The live event will take eight actors, six designers and technicians, and one single editor to pull off. The team is set to film and edit at the Kitchen, an experimental arts space in Chelsea, with two cameras and a five-second delay — less time than the NBA has to edit during games, Scheib said.

“Without them, I would have no chance,” Scheib said of his collaborators. “This has a lot of moving parts.”

But Scheib will not be out of his depth. He has already directed about six other live cinema productions, including Italian director Michelangelo Antonioni’s “This Place is a Desert.” The ambitious artist said he decided to tackle Chekhov’s unfinished “Platanov” — which follows an embittered teacher and a band of anti-heroes who use vodka and sex to cope with the disappointment of life — because it is one of the Russian author’s longest and unfinished plays.

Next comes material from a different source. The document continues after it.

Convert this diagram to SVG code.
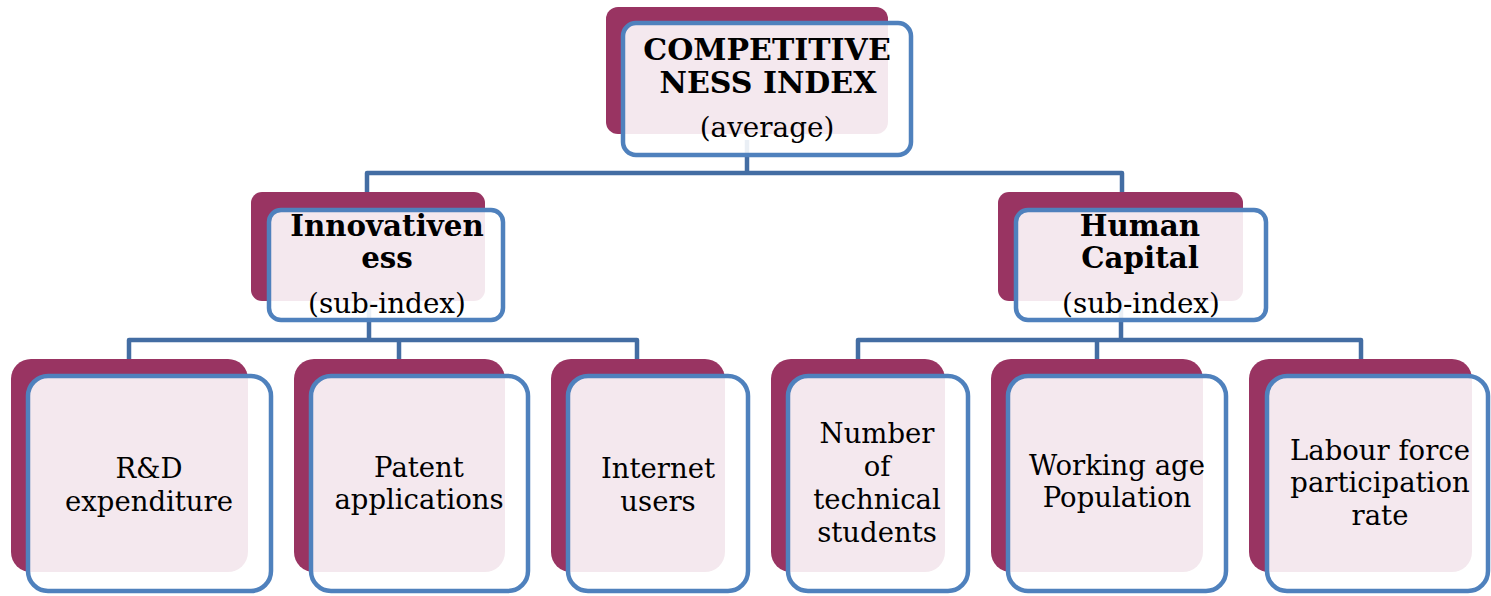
<svg xmlns="http://www.w3.org/2000/svg" width="1491" height="596" viewBox="0 0 1491 596">
  <style>
    .back { fill: #993462; }
    .front { fill: #ffffff; fill-opacity: 0.89; stroke: #4F81BD; stroke-width: 4.5; }
    .link { fill: none; stroke: #436DA3; stroke-width: 4.5; stroke-linejoin: round; }
    text { font-family: "DejaVu Serif", "Liberation Serif", serif; fill: #000; text-anchor: middle; }
    .title { font-weight: bold; font-size: 30px; }
    .sub { font-weight: bold; font-size: 29.3px; }
    .note { font-size: 27.8px; }
    .leaf { font-size: 27.5px; }
  </style>

  <rect width="1491" height="596" fill="#ffffff"/>

  <!-- connectors (drawn beneath the nodes) -->
  <g id="connectors">
    <path class="link" d="M747 140 V173 M367 192 V173 H1122 V192"/>
    <path class="link" d="M369 300 V340 M129 359 V340 H637 V359 M399 340 V359"/>
    <path class="link" d="M1121 300 V340 M858 359 V340 H1361 V359 M1097 340 V359"/>
  </g>

  <!-- root -->
  <g id="node-competitiveness">
    <rect class="back" x="606" y="7" width="282" height="127" rx="12"/>
    <rect class="front" x="623" y="23" width="288" height="132" rx="13"/>
    <text class="title" x="767" y="60">COMPETITIVE</text>
    <text class="title" x="768" y="93">NESS INDEX</text>
    <text class="note" x="767" y="137">(average)</text>
  </g>

  <!-- sub-indices -->
  <g id="node-innovativeness">
    <rect class="back" x="251" y="192" width="234" height="109" rx="11"/>
    <rect class="front" x="269" y="210" width="234" height="110" rx="12"/>
    <text class="sub" x="387" y="236">Innovativen</text>
    <text class="sub" x="387" y="268">ess</text>
    <text class="note" x="387" y="313">(sub-index)</text>
  </g>

  <g id="node-human-capital">
    <rect class="back" x="998" y="192" width="245" height="109" rx="11"/>
    <rect class="front" x="1016" y="210" width="250" height="110" rx="12"/>
    <text class="sub" x="1140" y="236">Human</text>
    <text class="sub" x="1140" y="268">Capital</text>
    <text class="note" x="1141" y="313">(sub-index)</text>
  </g>

  <!-- indicators -->
  <g id="node-rd">
    <rect class="back" x="11" y="359" width="237" height="213" rx="20"/>
    <rect class="front" x="28" y="376" width="243" height="215" rx="20"/>
    <text class="leaf" x="149" y="478">R&amp;D</text>
    <text class="leaf" x="149" y="511">expenditure</text>
  </g>

  <g id="node-patent">
    <rect class="back" x="294" y="359" width="211" height="213" rx="20"/>
    <rect class="front" x="311" y="376" width="217" height="215" rx="20"/>
    <text class="leaf" x="419" y="477">Patent</text>
    <text class="leaf" x="419" y="509">applications</text>
  </g>

  <g id="node-internet">
    <rect class="back" x="551" y="359" width="174" height="213" rx="20"/>
    <rect class="front" x="568" y="376" width="180" height="215" rx="20"/>
    <text class="leaf" x="658" y="478">Internet</text>
    <text class="leaf" x="658" y="511">users</text>
  </g>

  <g id="node-students">
    <rect class="back" x="771" y="359" width="174" height="213" rx="20"/>
    <rect class="front" x="788" y="376" width="180" height="215" rx="20"/>
    <text class="leaf" x="877" y="443">Number</text>
    <text class="leaf" x="877" y="476">of</text>
    <text class="leaf" x="877" y="509">technical</text>
    <text class="leaf" x="877" y="542">students</text>
  </g>

  <g id="node-working-age">
    <rect class="back" x="991" y="359" width="212" height="213" rx="20"/>
    <rect class="front" x="1008" y="376" width="218" height="215" rx="20"/>
    <text class="leaf" x="1117" y="475">Working age</text>
    <text class="leaf" x="1117" y="507">Population</text>
  </g>

  <g id="node-labour-force">
    <rect class="back" x="1249" y="359" width="223" height="213" rx="20"/>
    <rect class="front" x="1267" y="376" width="221" height="215" rx="20"/>
    <text class="leaf" x="1380" y="460">Labour force</text>
    <text class="leaf" x="1380" y="492">participation</text>
    <text class="leaf" x="1380" y="525">rate</text>
  </g>
</svg>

“I have this passion for the early works of major writers,” he said.

Scheib, a professor for music and theater arts at Massachusetts Institute of Technology, has also produced several contemporary operas and musicals — including “punk songspiel” “Addicted to Bad Ideas: Peter Lorre’s 20th Century,” and Evan Ziporyn’s opera, “A House in Bali.” But despite his lengthy theater resume, Scheib says his true love is the big screen.

“I have a huge passion for the cinema,” Scheib said. “I grew up with it, like all of us.”

“Platonov, or The Disinherited” at BAM Rose Cinemas [30 Lafayette Ave. between Ashland Place and St. Felix Street in Fort Green, (718) 636–4100, www.bam.org]. Jan. 9, 16, and 23 at 8 pm. $7–$13.